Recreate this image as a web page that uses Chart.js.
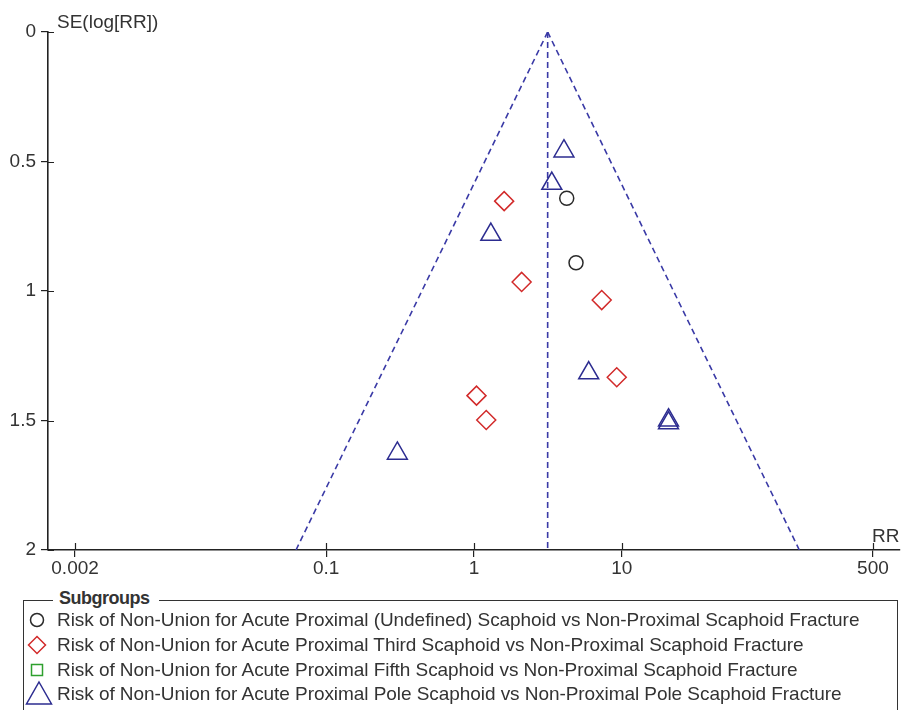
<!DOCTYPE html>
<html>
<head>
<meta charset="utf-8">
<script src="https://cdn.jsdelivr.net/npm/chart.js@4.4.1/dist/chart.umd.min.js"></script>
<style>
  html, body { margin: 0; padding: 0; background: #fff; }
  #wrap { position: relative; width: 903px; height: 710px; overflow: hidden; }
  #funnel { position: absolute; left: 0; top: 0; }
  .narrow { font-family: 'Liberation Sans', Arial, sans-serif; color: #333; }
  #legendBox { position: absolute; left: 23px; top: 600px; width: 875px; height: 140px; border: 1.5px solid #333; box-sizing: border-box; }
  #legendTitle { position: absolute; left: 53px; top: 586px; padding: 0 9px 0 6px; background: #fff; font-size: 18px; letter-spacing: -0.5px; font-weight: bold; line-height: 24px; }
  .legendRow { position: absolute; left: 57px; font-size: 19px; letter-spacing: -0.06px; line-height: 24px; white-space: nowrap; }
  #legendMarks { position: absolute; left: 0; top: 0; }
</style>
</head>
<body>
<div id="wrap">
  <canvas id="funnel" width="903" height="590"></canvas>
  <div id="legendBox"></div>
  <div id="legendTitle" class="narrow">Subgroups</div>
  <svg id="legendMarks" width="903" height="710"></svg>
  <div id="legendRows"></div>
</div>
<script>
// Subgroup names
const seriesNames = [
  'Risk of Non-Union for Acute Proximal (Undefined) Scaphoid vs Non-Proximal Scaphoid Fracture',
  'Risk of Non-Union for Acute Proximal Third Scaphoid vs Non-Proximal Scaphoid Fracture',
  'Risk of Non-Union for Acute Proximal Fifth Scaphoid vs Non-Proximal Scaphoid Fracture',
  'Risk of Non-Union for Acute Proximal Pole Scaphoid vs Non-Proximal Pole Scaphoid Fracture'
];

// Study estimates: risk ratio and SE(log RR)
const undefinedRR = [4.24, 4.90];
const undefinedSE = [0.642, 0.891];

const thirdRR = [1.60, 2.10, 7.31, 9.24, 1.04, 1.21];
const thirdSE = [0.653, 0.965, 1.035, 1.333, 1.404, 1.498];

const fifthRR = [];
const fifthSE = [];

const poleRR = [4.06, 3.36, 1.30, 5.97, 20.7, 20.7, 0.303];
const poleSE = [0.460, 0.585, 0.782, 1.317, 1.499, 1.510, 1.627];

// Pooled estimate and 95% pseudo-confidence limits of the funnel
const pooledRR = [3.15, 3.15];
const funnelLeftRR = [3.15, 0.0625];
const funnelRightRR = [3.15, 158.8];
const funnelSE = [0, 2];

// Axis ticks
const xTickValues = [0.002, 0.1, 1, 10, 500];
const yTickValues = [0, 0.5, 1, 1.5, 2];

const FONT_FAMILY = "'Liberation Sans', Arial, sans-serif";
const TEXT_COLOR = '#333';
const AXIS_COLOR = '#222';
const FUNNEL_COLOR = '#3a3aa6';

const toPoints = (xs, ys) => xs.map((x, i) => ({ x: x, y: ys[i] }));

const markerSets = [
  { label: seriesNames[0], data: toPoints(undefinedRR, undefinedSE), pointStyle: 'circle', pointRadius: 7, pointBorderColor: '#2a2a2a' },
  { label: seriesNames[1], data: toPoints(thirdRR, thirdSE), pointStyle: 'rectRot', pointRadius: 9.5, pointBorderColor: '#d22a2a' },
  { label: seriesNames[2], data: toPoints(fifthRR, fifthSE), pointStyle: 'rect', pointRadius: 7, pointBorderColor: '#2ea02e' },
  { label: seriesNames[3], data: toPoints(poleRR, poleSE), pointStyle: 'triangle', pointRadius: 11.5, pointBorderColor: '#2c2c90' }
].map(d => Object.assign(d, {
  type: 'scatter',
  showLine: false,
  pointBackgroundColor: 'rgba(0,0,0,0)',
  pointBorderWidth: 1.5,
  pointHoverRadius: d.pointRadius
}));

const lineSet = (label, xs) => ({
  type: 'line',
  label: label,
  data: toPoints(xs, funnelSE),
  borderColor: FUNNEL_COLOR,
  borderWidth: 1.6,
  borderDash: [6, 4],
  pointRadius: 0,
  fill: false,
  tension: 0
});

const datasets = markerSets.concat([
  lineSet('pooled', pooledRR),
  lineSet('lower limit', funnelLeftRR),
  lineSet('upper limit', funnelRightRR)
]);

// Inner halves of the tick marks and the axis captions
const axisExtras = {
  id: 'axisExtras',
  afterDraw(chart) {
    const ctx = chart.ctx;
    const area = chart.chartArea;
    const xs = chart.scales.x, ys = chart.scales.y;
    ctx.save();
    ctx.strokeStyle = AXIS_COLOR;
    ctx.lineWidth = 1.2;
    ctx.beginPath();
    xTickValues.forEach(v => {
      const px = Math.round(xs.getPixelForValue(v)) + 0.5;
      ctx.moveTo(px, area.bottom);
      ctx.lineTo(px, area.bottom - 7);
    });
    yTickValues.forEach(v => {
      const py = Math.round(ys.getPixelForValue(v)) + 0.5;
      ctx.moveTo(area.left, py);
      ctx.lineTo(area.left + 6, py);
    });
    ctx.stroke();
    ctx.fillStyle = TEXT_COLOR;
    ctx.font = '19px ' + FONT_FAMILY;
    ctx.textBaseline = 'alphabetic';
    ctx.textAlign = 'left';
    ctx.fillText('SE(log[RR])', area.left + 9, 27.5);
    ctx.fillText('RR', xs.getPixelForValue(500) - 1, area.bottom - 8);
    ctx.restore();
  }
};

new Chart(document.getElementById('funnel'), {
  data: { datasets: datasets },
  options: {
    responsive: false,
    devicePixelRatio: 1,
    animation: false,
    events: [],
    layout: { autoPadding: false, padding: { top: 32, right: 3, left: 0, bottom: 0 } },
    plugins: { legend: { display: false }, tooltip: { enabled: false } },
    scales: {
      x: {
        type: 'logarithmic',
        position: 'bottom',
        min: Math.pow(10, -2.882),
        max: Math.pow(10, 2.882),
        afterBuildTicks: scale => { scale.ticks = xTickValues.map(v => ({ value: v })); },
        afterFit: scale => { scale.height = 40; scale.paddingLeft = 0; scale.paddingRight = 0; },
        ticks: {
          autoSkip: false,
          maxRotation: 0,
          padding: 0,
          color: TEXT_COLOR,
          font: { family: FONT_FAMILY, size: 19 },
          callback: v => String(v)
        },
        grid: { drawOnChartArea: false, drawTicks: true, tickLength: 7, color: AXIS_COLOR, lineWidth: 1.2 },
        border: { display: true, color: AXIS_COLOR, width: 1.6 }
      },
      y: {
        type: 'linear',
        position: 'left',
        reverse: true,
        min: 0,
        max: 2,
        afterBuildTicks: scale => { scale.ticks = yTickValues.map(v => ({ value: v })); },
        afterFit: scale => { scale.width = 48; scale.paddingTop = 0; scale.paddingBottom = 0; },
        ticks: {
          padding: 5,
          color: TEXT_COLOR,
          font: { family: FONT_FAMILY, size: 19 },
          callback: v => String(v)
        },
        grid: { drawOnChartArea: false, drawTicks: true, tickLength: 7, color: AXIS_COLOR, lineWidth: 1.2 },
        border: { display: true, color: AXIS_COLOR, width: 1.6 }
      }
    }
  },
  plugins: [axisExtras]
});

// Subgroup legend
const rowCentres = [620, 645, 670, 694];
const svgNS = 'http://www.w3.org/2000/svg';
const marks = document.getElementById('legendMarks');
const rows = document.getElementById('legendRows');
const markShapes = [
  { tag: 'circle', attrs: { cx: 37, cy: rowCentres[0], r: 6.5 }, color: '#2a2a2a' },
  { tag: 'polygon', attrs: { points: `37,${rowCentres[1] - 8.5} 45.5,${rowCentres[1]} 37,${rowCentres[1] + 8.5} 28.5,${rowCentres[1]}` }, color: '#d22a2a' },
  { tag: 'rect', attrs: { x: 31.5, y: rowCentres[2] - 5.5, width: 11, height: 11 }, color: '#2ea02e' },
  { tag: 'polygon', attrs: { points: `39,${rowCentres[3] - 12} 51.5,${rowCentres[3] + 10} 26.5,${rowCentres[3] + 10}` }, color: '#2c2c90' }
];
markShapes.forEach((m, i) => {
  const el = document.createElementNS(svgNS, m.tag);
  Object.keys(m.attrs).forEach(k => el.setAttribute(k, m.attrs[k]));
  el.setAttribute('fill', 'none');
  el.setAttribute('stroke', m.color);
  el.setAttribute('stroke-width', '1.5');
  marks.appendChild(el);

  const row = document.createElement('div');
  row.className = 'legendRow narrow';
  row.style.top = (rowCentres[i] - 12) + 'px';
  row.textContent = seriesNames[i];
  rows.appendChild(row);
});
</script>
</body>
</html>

*-*-*

Written task:
Repeat the listing above from its first line through the line that contains "const undefinedSE = [0.642, 0.891];", both included, and nothing more. Drop the pictures.

Full solution:
Recreate this image as a web page that uses Chart.js.
<!DOCTYPE html>
<html>
<head>
<meta charset="utf-8">
<script src="https://cdn.jsdelivr.net/npm/chart.js@4.4.1/dist/chart.umd.min.js"></script>
<style>
  html, body { margin: 0; padding: 0; background: #fff; }
  #wrap { position: relative; width: 903px; height: 710px; overflow: hidden; }
  #funnel { position: absolute; left: 0; top: 0; }
  .narrow { font-family: 'Liberation Sans', Arial, sans-serif; color: #333; }
  #legendBox { position: absolute; left: 23px; top: 600px; width: 875px; height: 140px; border: 1.5px solid #333; box-sizing: border-box; }
  #legendTitle { position: absolute; left: 53px; top: 586px; padding: 0 9px 0 6px; background: #fff; font-size: 18px; letter-spacing: -0.5px; font-weight: bold; line-height: 24px; }
  .legendRow { position: absolute; left: 57px; font-size: 19px; letter-spacing: -0.06px; line-height: 24px; white-space: nowrap; }
  #legendMarks { position: absolute; left: 0; top: 0; }
</style>
</head>
<body>
<div id="wrap">
  <canvas id="funnel" width="903" height="590"></canvas>
  <div id="legendBox"></div>
  <div id="legendTitle" class="narrow">Subgroups</div>
  <svg id="legendMarks" width="903" height="710"></svg>
  <div id="legendRows"></div>
</div>
<script>
// Subgroup names
const seriesNames = [
  'Risk of Non-Union for Acute Proximal (Undefined) Scaphoid vs Non-Proximal Scaphoid Fracture',
  'Risk of Non-Union for Acute Proximal Third Scaphoid vs Non-Proximal Scaphoid Fracture',
  'Risk of Non-Union for Acute Proximal Fifth Scaphoid vs Non-Proximal Scaphoid Fracture',
  'Risk of Non-Union for Acute Proximal Pole Scaphoid vs Non-Proximal Pole Scaphoid Fracture'
];

// Study estimates: risk ratio and SE(log RR)
const undefinedRR = [4.24, 4.90];
const undefinedSE = [0.642, 0.891];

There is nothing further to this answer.